Cerca de uma hora e meia depois, chegamos ao fim dos dezanove temas. É o momento da votação, mas antes tempo para recordar cada uma das canções. Joana arrisca nas dez que passarão à final: Azerbaijão, República Checa, Lituânia, Bielorussia, Estónia, Áustria, Grécia, Irlanda, Chipre e Suíça. Israel fica de fora, em casa da família Guilherme receberia zero pontos.
O momento que se segue recorda o tema que nos trouxe até aqui. Num vídeo, "Amar pelo Dois" é cantado por alguns dos intérpretes que disputaram com Salvador Sobral o troféu. Silêncio na sala. Faz este domingo um ano que Salvador Sobral disse à Eurovisão que "música é sentimento". "Isto é comovente, passado tanto tempo isto ainda comove", diz a mãe.
Aproveitamos o intervalo para fazer um balanço. "Receber a Eurovisão em Lisboa é a melhor forma de comemorar os vinte anos da Expo 1998", diz a mãe. "E terá retorno a curto e longo prazo. É um postal do que temos para mostrar, mas também do que somos capazes de organizar. Para contrariar um pouco aquelas vozes que não nos atribuem mérito", argumenta.

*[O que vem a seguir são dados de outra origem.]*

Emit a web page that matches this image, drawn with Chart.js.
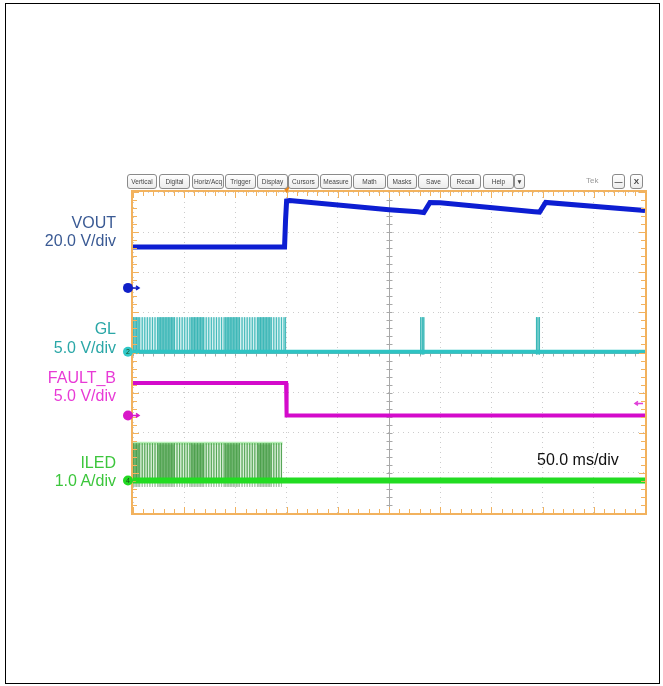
<!DOCTYPE html>
<html>
<head>
<meta charset="utf-8">
<script src="https://cdn.jsdelivr.net/npm/chart.js@4.4.1/dist/chart.umd.min.js"></script>
<style>
  body { margin: 0; background: #fff; }
  #wrap { position: relative; width: 663px; height: 686px; overflow: hidden; }
  #frame { position: absolute; left: 5px; top: 3px; width: 653px; height: 679px; border: 1px solid #000; }
  canvas { position: absolute; left: 0; top: 0; }
  .lbl { position: absolute; right: 547px; font-family: "Liberation Sans", Arial, sans-serif; font-size: 16px; line-height: 18px; white-space: nowrap; text-align: right; }
  .btn { position: absolute; top: 174px; height: 13px; border: 1px solid #8a8a8a; border-radius: 3px; background: linear-gradient(#fff, #ececec);
         font-family: "Liberation Sans", Arial, sans-serif; font-size: 6.5px; line-height: 13px; color: #444; text-align: center; }
  #tdiv { position: absolute; left: 537px; top: 451px; font-family: "Liberation Sans", Arial, sans-serif; font-size: 16px; color: #111; }
  #tek { position: absolute; left: 586px; top: 176px; font-family: "Liberation Sans", Arial, sans-serif; font-size: 8px; color: #999; }
</style>
</head>
<body>
<div id="wrap">
  <div id="frame"></div>
  <canvas id="scope" width="663" height="686"></canvas>

  <div class="lbl" style="top:214px;color:#3a5a94">VOUT</div>
  <div class="lbl" style="top:232px;color:#3a5a94">20.0 V/div</div>
  <div class="lbl" style="top:320px;color:#2aa7a7">GL</div>
  <div class="lbl" style="top:339px;color:#2aa7a7">5.0 V/div</div>
  <div class="lbl" style="top:369px;color:#e83ad6">FAULT_B</div>
  <div class="lbl" style="top:387px;color:#e83ad6">5.0 V/div</div>
  <div class="lbl" style="top:454px;color:#3cc63c">ILED</div>
  <div class="lbl" style="top:472px;color:#3cc63c">1.0 A/div</div>

  <div id="tdiv">50.0 ms/div</div>
  <div id="tek">Tek</div>
  <div id="toolbar"></div>
</div>

<script>
// time axis, ms (trigger at 0)
const timeMin = -150;
const timeMax = 350;
const timeDivs = [-150, -100, -50, 0, 50, 100, 150, 200, 250, 300, 350];

// VOUT (V)
const voutT = [-150, -2, -1, 0, 3, 100, 128, 134, 140, 150, 242, 247, 253, 350];
const voutV = [20.4, 20.4, 34, 43.3, 43.5, 39.0, 38.0, 37.6, 42.6, 42.4, 38.0, 37.8, 42.6, 38.6];

// GL (V)
const glT = [-150, 350];
const glV = [0, 0];
const glHigh = 4.3;
const glPulses = [
  -149.5, -148, -146.5, -145, -143.5, -141, -138.5, -136, -133.5, -131, -128.5,
  -126, -124.5, -123, -121.5, -120, -118.5, -117, -115.5, -114, -112.5, -111, -109.5,
  -107, -104.5, -102, -99.5, -97, -94.5,
  -93, -91.5, -90, -88.5, -87, -85.5, -84, -82.5, -81,
  -78.5, -76, -73.5, -71, -68.5, -66, -63.5, -61,
  -59.5, -58, -56.5, -55, -53.5, -52, -50.5, -49, -47.5, -46,
  -43.5, -41, -38.5, -36, -33.5, -31, -28.5,
  -27, -25.5, -24, -22.5, -21, -19.5, -18, -16.5, -15,
  -12.5, -10, -7.5, -5, -2.5, -1
];
const burstClusters = [[-149.5, -144], [-126, -109.5], [-93, -80], [-60, -46], [-28, -14.5]];
const glLatePulses = [131, 132.5, 134, 244, 245.5, 247];
const glLateDip = -0.35;

// FAULT_B (V)
const faultT = [-150, -0.5, 0, 350];
const faultV = [4.05, 4.05, 0, 0];
const faultTrigLevel = 1.5;

// ILED (A)
const iledT = [-150, 350];
const iledV = [0, 0];
const iledHigh = 0.93;
const iledDip = -0.16;
const iledPulses = glPulses.filter(t => t <= -4);

// channel scales: [ground position in divisions from bottom, units per div]
const chGround = { yVout: 5.61, yGl: 4.02, yFault: 2.43, yIled: 0.81 };
const chPerDiv = { yVout: 20, yGl: 5, yFault: 5, yIled: 1 };

// toolbar buttons [text, left, width]
const buttons = [
  ['Vertical', 127, 28], ['Digital', 159, 29], ['Horiz/Acq', 192, 30], ['Trigger', 225, 29],
  ['Display', 257, 29], ['Cursors', 288, 29], ['Measure', 320, 30], ['Math', 353, 31],
  ['Masks', 387, 28], ['Save', 418, 29], ['Recall', 450, 29], ['Help', 483, 29],
  ['\u25BC', 514, 9], ['\u2014', 612, 11], ['X', 630, 11]
];

const toolbar = document.getElementById('toolbar');
buttons.forEach(b => {
    const el = document.createElement('div');
    el.className = 'btn';
    el.textContent = b[0];
    el.style.left = b[1] + 'px';
    el.style.width = b[2] + 'px';
    if (b[0] === 'X' || b[0] === '\u2014') { el.style.fontWeight = 'bold'; el.style.fontSize = '8px'; }
    toolbar.appendChild(el);
});

function xy(ts, vs) {
    return ts.map((t, i) => ({ x: t, y: vs[i] }));
}

function pulsePoints(times, top) {
    const pts = [];
    times.forEach(t => {
        pts.push({ x: t, y: 0 }, { x: t, y: top }, { x: t, y: 0 });
    });
    return pts;
}

function channelAxis(id) {
    const g = chGround[id], d = chPerDiv[id];
    return { axis: 'y', display: false, min: -g * d, max: (8 - g) * d };
}

const datasets = [];

// GL burst
datasets.push({ data: [{ x: -149.5, y: glHigh }, { x: -0.5, y: glHigh }], yAxisID: 'yGl',
    borderWidth: 0, fill: 'origin', backgroundColor: '#d3f1f1', order: 20 });
burstClusters.forEach(c => {
    datasets.push({ data: [{ x: c[0], y: glHigh }, { x: c[1], y: glHigh }], yAxisID: 'yGl',
        borderWidth: 0, fill: 'origin', backgroundColor: '#9edcdc', order: 19 });
});
datasets.push({ data: pulsePoints(glPulses, glHigh), yAxisID: 'yGl', borderColor: 'rgba(40,175,175,0.6)',
    borderWidth: 1, order: 18 });
datasets.push({ data: pulsePoints(glLatePulses, glHigh).concat(pulsePoints(glLatePulses, glLateDip)),
    yAxisID: 'yGl', borderColor: '#3ab8b8', borderWidth: 1, order: 17 });
datasets.push({ data: xy(glT, glV), yAxisID: 'yGl', borderColor: '#2ec3c3', borderWidth: 4, order: 16 });

// ILED burst
datasets.push({ data: [{ x: -149.5, y: iledHigh }, { x: -4, y: iledHigh }], yAxisID: 'yIled',
    borderWidth: 0, fill: 'origin', backgroundColor: '#d8f0d8', order: 15 });
burstClusters.forEach(c => {
    datasets.push({ data: [{ x: c[0], y: iledHigh }, { x: c[1], y: iledHigh }], yAxisID: 'yIled',
        borderWidth: 0, fill: 'origin', backgroundColor: '#a0d2a0', order: 14 });
});
datasets.push({ data: [{ x: -149.5, y: iledHigh }, { x: -4, y: iledHigh }], yAxisID: 'yIled',
    borderColor: '#b4eeb4', borderWidth: 3, order: 13 });
datasets.push({ data: pulsePoints(iledPulses, iledHigh), yAxisID: 'yIled', borderColor: 'rgba(60,150,60,0.6)',
    borderWidth: 1, order: 12 });
datasets.push({ data: pulsePoints(iledPulses, iledDip), yAxisID: 'yIled', borderColor: '#aac2aa',
    borderWidth: 1, order: 11 });
datasets.push({ data: xy(iledT, iledV), yAxisID: 'yIled', borderColor: '#22dc22', borderWidth: 6, order: 10 });

// FAULT_B
datasets.push({ data: xy(faultT, faultV), yAxisID: 'yFault', borderColor: '#d40acb', borderWidth: 4, order: 5 });

// VOUT
datasets.push({ data: xy(voutT, voutV), yAxisID: 'yVout', borderColor: '#0d1ed2', borderWidth: 5, order: 1 });

datasets.forEach(ds => {
    ds.pointRadius = 0;
    ds.tension = 0;
    ds.borderJoinStyle = 'miter';
    if (ds.fill === undefined) ds.fill = false;
});

const ORANGE = '#f2b25e';

const scopeDecor = {
    id: 'scopeDecor',
    beforeDatasetsDraw(chart) {
        const { ctx, chartArea: a, scales } = chart;
        ctx.save();
        // centre cross lines
        ctx.strokeStyle = '#a8a8a8';
        ctx.lineWidth = 1;
        const cx = Math.round(scales.x.getPixelForValue(100)) + 0.5;
        const cy = Math.round(scales.y.getPixelForValue(4)) + 0.5;
        ctx.beginPath();
        ctx.moveTo(cx, a.top); ctx.lineTo(cx, a.bottom);
        ctx.moveTo(a.left, cy); ctx.lineTo(a.right, cy);
        ctx.stroke();
        // minor ticks on centre lines
        ctx.beginPath();
        for (let t = timeMin; t <= timeMax; t += 10) {
            const px = Math.round(scales.x.getPixelForValue(t)) + 0.5;
            ctx.moveTo(px, cy - 3); ctx.lineTo(px, cy + 3);
        }
        for (let v = 0; v <= 8; v += 0.2) {
            const py = Math.round(scales.y.getPixelForValue(v)) + 0.5;
            ctx.moveTo(cx - 3, py); ctx.lineTo(cx + 3, py);
        }
        ctx.stroke();
        ctx.restore();
    },
    afterDatasetsDraw(chart) {
        const { ctx, chartArea: a, scales } = chart;
        ctx.save();
        // orange graticule frame with ticks
        ctx.strokeStyle = ORANGE;
        ctx.lineWidth = 2;
        ctx.strokeRect(a.left - 1, a.top - 1, a.right - a.left + 2, a.bottom - a.top + 2);
        ctx.lineWidth = 1;
        ctx.beginPath();
        for (let t = timeMin; t <= timeMax; t += 10) {
            const px = Math.round(scales.x.getPixelForValue(t)) + 0.5;
            const len = (t % 50 === 0) ? 6 : 4;
            ctx.moveTo(px, a.top); ctx.lineTo(px, a.top + len);
            ctx.moveTo(px, a.bottom); ctx.lineTo(px, a.bottom - len);
        }
        for (let v = 0; v <= 8.001; v += 0.2) {
            const py = Math.round(scales.y.getPixelForValue(v)) + 0.5;
            const len = (Math.abs(v - Math.round(v)) < 0.01) ? 6 : 4;
            ctx.moveTo(a.left, py); ctx.lineTo(a.left + len, py);
            ctx.moveTo(a.right, py); ctx.lineTo(a.right - len, py);
        }
        ctx.stroke();

        // trigger position marker
        const tx = scales.x.getPixelForValue(0);
        ctx.fillStyle = '#f08a1a';
        ctx.beginPath();
        ctx.moveTo(tx - 4, a.top - 6); ctx.lineTo(tx + 4, a.top - 6); ctx.lineTo(tx, a.top + 1);
        ctx.closePath(); ctx.fill();

        // channel ground markers
        const marks = [['yVout', '#1020c8', ''], ['yGl', '#30c8c8', '2'], ['yFault', '#d818c8', ''], ['yIled', '#22d822', '4']];
        marks.forEach(m => {
            const py = scales[m[0]].getPixelForValue(0);
            const mx = a.left - 5;
            ctx.fillStyle = m[1];
            ctx.strokeStyle = m[1];
            ctx.beginPath();
            ctx.arc(mx, py, 5, 0, Math.PI * 2);
            ctx.fill();
            ctx.lineWidth = 1.5;
            ctx.beginPath();
            ctx.moveTo(mx + 4, py); ctx.lineTo(mx + 11, py);
            ctx.moveTo(mx + 8, py - 2); ctx.lineTo(mx + 11, py); ctx.lineTo(mx + 8, py + 2);
            ctx.stroke();
            if (m[2]) {
                ctx.fillStyle = '#1a4a1a';
                ctx.font = '7px "Liberation Sans", Arial, sans-serif';
                ctx.textAlign = 'center';
                ctx.textBaseline = 'middle';
                ctx.fillText(m[2], mx, py + 0.5);
            }
        });

        // FAULT_B trigger level arrow on the right
        const ly = scales.yFault.getPixelForValue(faultTrigLevel);
        ctx.strokeStyle = '#e040d8';
        ctx.lineWidth = 1.5;
        ctx.beginPath();
        ctx.moveTo(a.right - 2, ly); ctx.lineTo(a.right - 10, ly);
        ctx.moveTo(a.right - 7, ly - 2); ctx.lineTo(a.right - 10, ly); ctx.lineTo(a.right - 7, ly + 2);
        ctx.stroke();
        ctx.restore();
    }
};

new Chart(document.getElementById('scope').getContext('2d'), {
    type: 'line',
    data: { datasets: datasets },
    plugins: [scopeDecor],
    options: {
        responsive: false,
        devicePixelRatio: 1,
        animation: false,
        layout: { padding: { left: 133, top: 192, right: 18, bottom: 173 } },
        plugins: { legend: { display: false }, tooltip: { enabled: false } },
        scales: {
            x: {
                type: 'linear', min: timeMin, max: timeMax,
                afterBuildTicks: (s) => { s.ticks = timeDivs.map(v => ({ value: v })); },
                ticks: { display: false },
                grid: { color: '#cccccc', drawTicks: false, lineWidth: 1 },
                border: { display: false, dash: [1, 4] }
            },
            y: {
                min: 0, max: 8,
                ticks: { display: false, stepSize: 1 },
                grid: { color: '#cccccc', drawTicks: false, lineWidth: 1 },
                border: { display: false, dash: [1, 4] }
            },
            yVout: channelAxis('yVout'),
            yGl: channelAxis('yGl'),
            yFault: channelAxis('yFault'),
            yIled: channelAxis('yIled')
        }
    }
});
</script>
</body>
</html>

O entusiasmo pela Eurovisão, esse, acham que irá perdurar. "Há uma era antes e pós-Salvador. Independentemente dos resultados, vamos continuar a acompanhar o festival com este folgo que foi recuperado", dizem.
Sem atuação, mas com um vídeo gravado no espetáculo para o júri, que aconteceu esta segunda-feira à noite, Portugal (com um lugar na final por ser o país anfitrião), Espanha e Reino Unido (dois dos "big 5") apresentam as suas canções à Eurovisão. A família gosta da música portuguesa, mas confessa que as suas favoritas, no Festival RTP da Canção, eram as de Catarina Miranda e Joana Barra Vaz. Ainda há uma esperança por voltar a repetir o feito de Salvador Sobral, mas não estão confiantes.

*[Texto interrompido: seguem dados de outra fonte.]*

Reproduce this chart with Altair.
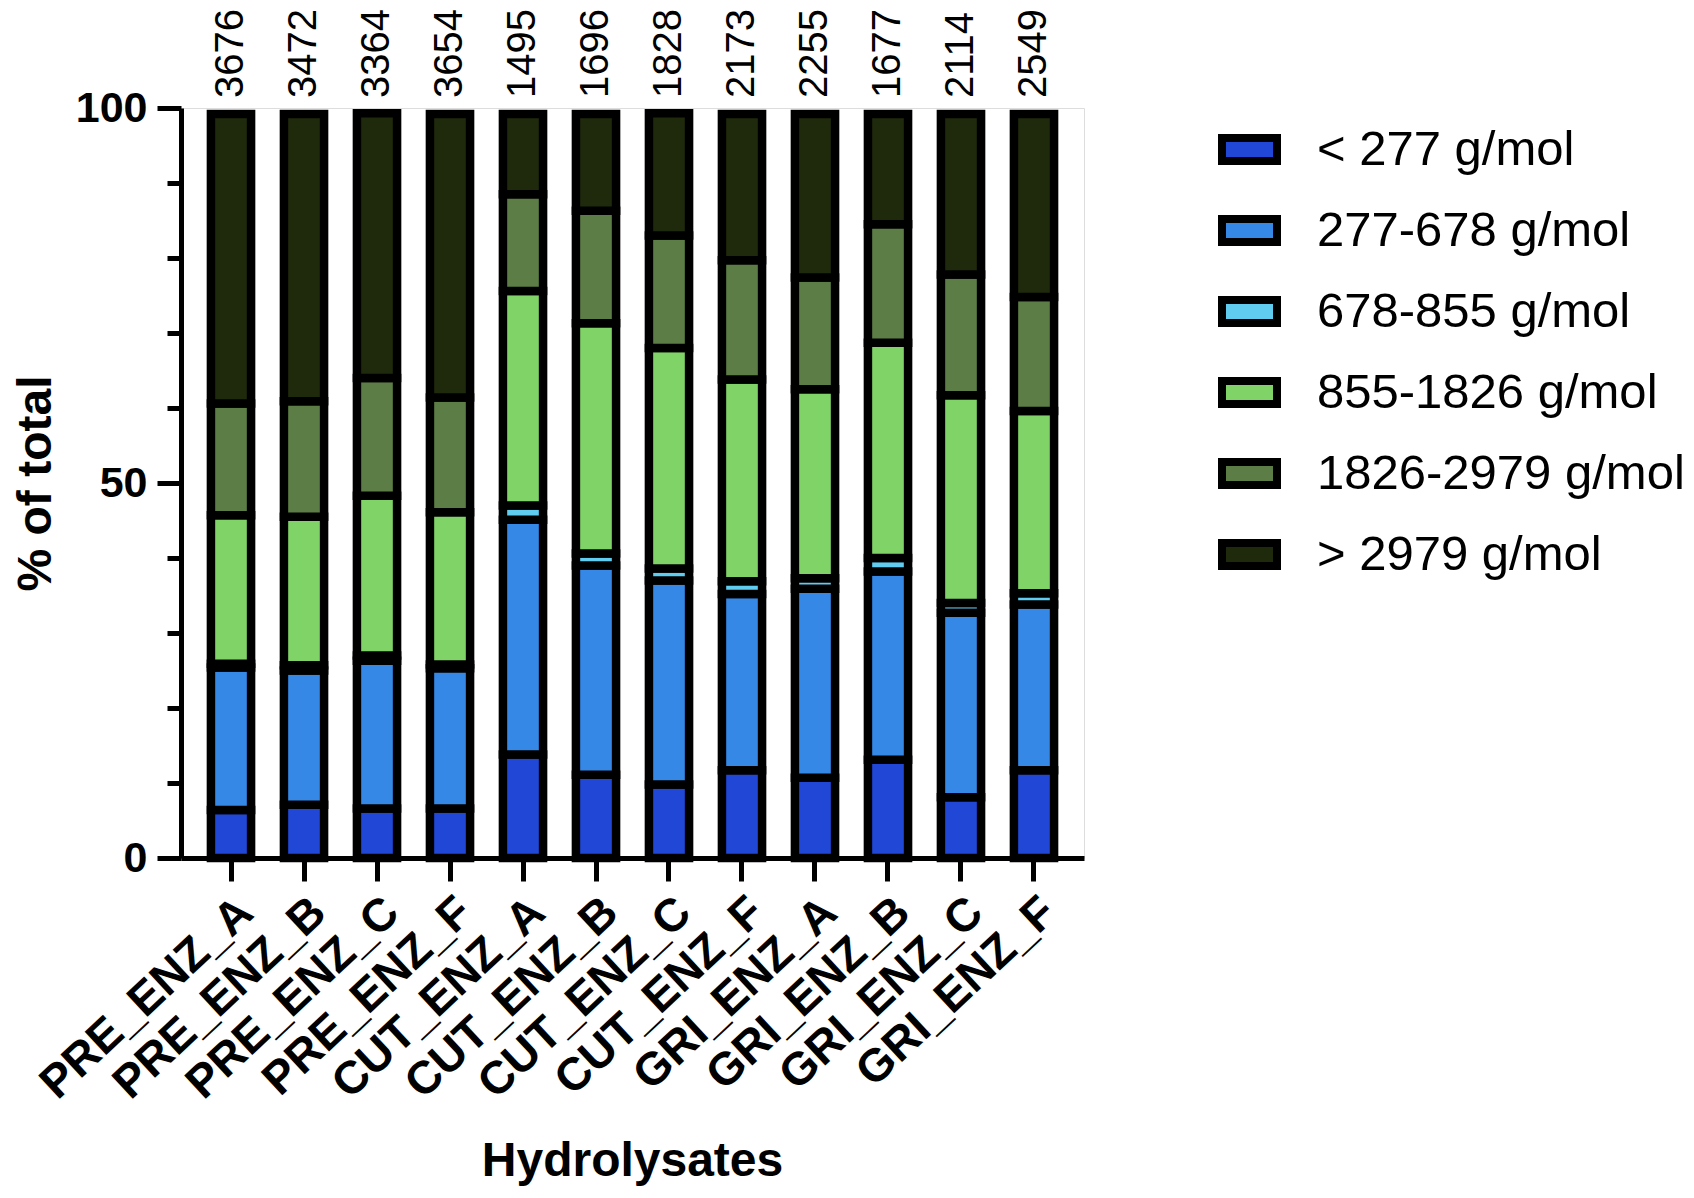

O momento decisivo chegou. Sem demoras, é altura de conhecer os primeiros dez finalistas. Será que Joana acertou? Seis em dez. Apenas Israel, Bulgária, Albânia e Finlândia não estavam na lista da filha mais velha. Juntamente com a República Checa, Lituânia, Estónia, Áustria, Irlanda e Chipre, estes são os primeiros a conquistar um lugar na grande final.

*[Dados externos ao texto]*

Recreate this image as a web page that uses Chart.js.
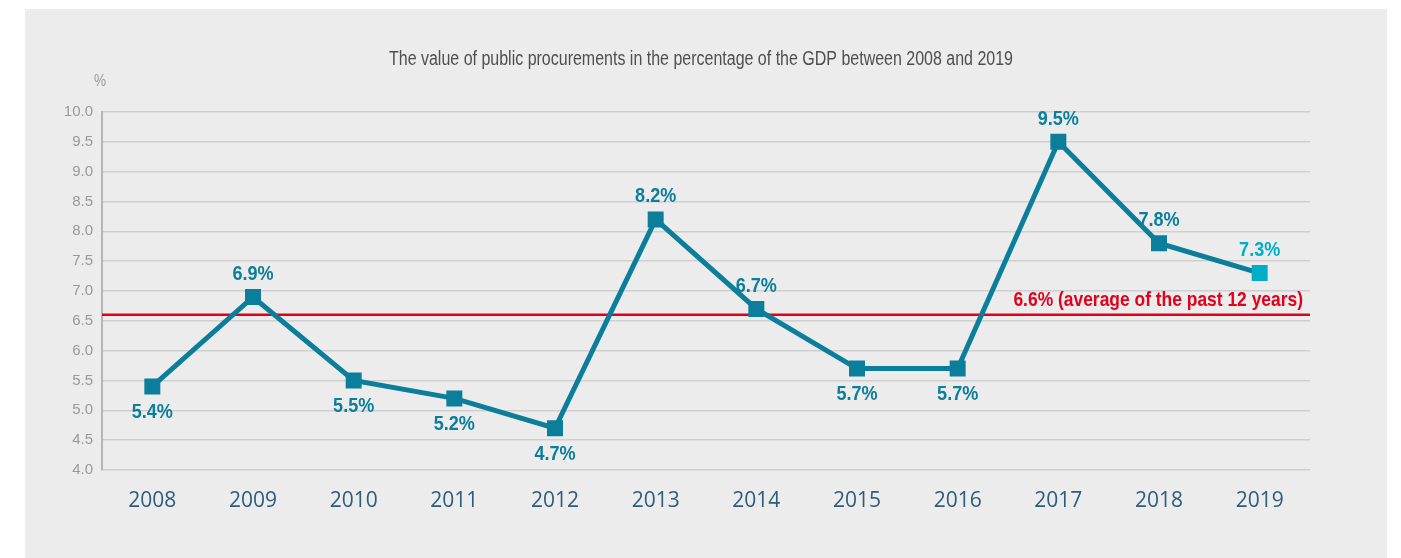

Joana está satisfeita, mas reitera "espero que Israel não ganhe".
A festa eurovisiva termina aqui, por agora. Desta forma, em ambiente familiar, como o festival deve ser vivido. Agradecemos à família Guilherme por nos ter deixado sentar no sofá consigo e contar a sua noite. Em quantas salas de estar se repetiu?
Na quinta-feira competem 18 países pelos últimos dez lugares na final: Noruega, Roménia, Sérvia, São Marino, Dinamarca, Rússia, Moldávia, Holanda, Austrália, Geórgia, Polónia, Malta, Hungria, Letónia, Suécia, Montenegro, Eslovénia e Ucrânia. A final acontece este sábado, dia 12 de maio.